ESCUELA, CIVILIZACIÓN Y BARBARIE
–Aparte de la crítica especializada y el mercado, se sabe que las instituciones educativas (escuela, universidades) son uno de los lugares desde donde se defiende, se cuestiona, se abraza o se rechaza una tradición, ya sea estética, cultural o ideológica. A esto se suma el debate siempre vigente sobre la educación pública en la tradición política nacional. ¿Cómo fue tu experiencia como alumno en cuanto a lo entregado o transmitido (origen de una tradición) y cómo ves al sistema educativo nacional, siendo que al menos dos de tus obras teatrales –una que iba a ser novela: La ogresa de Barracas y otra la bisnieta, La maestra serial– se ocupan del tema? ¿El proyecto “FRACASÓ”, como dice la maestra?
–Varios proyectos fracasaron ya. Uno atrás del otro. Es nuestra historia. El de Sarmiento, eso de traer maestras bostonianas que no hablaban español para enseñar a nuestros gauchos, como se parodia en La ogresa…, puede parecer delirante (No por nada sus contemporáneos le decían “el Loco” a Sarmiento). Pero cuando uno se sitúa en aquel tiempo y ve que los maestros locales eran todavía resabio de la época de los virreyes españoles, con sus castigos físicos, para empezar, y todas las taras de la educación dieciochesca, entonces la búsqueda en el afuera, la mirada hacia la nueva pedagogía, que entonces hacía punta en Boston, ya no parece tan absurda. Desde luego, fue un proyecto quijotesco, es decir un poco demencial, pero con su dimensión heroica. Solo los edificios, esas escuelas construidas en su tiempo y en el de Avellaneda, todavía en pie porque fueron pensadas como templos, son la prueba.

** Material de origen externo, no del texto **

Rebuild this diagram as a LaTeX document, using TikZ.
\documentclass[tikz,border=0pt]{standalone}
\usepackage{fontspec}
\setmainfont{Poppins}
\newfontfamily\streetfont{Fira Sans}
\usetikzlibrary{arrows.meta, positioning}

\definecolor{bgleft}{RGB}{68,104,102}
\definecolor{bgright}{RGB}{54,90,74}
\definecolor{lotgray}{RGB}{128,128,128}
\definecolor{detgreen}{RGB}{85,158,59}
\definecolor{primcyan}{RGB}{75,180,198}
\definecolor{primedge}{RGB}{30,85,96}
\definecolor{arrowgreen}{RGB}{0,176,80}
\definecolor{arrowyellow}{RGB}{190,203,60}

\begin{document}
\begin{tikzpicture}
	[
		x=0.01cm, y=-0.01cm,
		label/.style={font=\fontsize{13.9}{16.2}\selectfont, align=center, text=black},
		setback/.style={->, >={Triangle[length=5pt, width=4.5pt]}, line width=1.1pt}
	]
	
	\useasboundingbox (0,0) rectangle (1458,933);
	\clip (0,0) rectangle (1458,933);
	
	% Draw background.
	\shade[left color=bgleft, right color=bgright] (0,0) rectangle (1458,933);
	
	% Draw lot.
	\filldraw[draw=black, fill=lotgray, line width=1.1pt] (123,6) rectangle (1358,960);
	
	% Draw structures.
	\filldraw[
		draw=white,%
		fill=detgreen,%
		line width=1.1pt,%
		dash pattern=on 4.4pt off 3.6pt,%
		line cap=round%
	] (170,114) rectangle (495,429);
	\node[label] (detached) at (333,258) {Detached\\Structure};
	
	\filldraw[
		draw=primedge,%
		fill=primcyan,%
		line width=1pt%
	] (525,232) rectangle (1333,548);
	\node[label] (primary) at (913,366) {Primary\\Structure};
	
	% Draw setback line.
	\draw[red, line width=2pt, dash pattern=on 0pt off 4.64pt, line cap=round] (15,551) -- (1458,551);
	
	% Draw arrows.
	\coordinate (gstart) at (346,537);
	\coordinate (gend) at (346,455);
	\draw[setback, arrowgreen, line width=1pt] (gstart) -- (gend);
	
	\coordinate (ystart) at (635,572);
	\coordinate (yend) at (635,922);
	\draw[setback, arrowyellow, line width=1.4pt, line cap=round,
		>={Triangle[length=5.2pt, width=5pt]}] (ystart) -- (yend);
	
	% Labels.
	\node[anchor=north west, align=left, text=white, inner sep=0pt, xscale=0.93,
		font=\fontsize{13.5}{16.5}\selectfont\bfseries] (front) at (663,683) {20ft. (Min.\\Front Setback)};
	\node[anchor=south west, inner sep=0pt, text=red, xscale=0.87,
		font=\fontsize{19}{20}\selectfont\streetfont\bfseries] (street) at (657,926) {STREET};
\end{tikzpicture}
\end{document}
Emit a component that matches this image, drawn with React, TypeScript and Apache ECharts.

–¿De qué manera aparece la matriz civilización y barbarie en tu teatro, más allá de las dos obras antes mencionadas que aluden directamente a Sarmiento?
–Supongo que en todo lo que escribo estará presente porque es una diatriba muy personal mía. Por supuesto, la barbarie gana la partida.

–¿Hay síntesis para este conflicto tradicional de la cultura argentina?
–La habrá. Pero sobre todo hay renovación perpetua.

Minibio Gonzalo Demaría
Es dramaturgo, novelista, compositor, director. Estrenó espectáculos en Buenos Aires y en París. Es autor de los programas de televisión Morir de amor y Caer en la tentación. Escribió y dirigió las piezas La Anticrista y las langostas contra los vírgenes encratitas (2010-2011), exitoso auto sacramental en verso que mezcla la gauchesca con el cine de horror clase B; Cabo Verde (2009), que explora el siniestro mundo del higienismo; “Novia con Tulipanes” (2006) y “Lo que habló el pescado” (2004), espectáculo que recibió diversos premios y distinciones para su autor, director e intérpretes. En el campo del teatro musical, Demaría adaptó los musicales Chicago, Zorba y Cabaret. Sus letras para Chicago fueron consideradas por los autores originales, Kander & Ebb, como una de las mejores versiones de la obra en el mundo. Además, escribió las obras de teatro Tarascones y La comedía es peligrosa, ambas estrenadas en el Teatro Nacional Cervantes con gran éxito.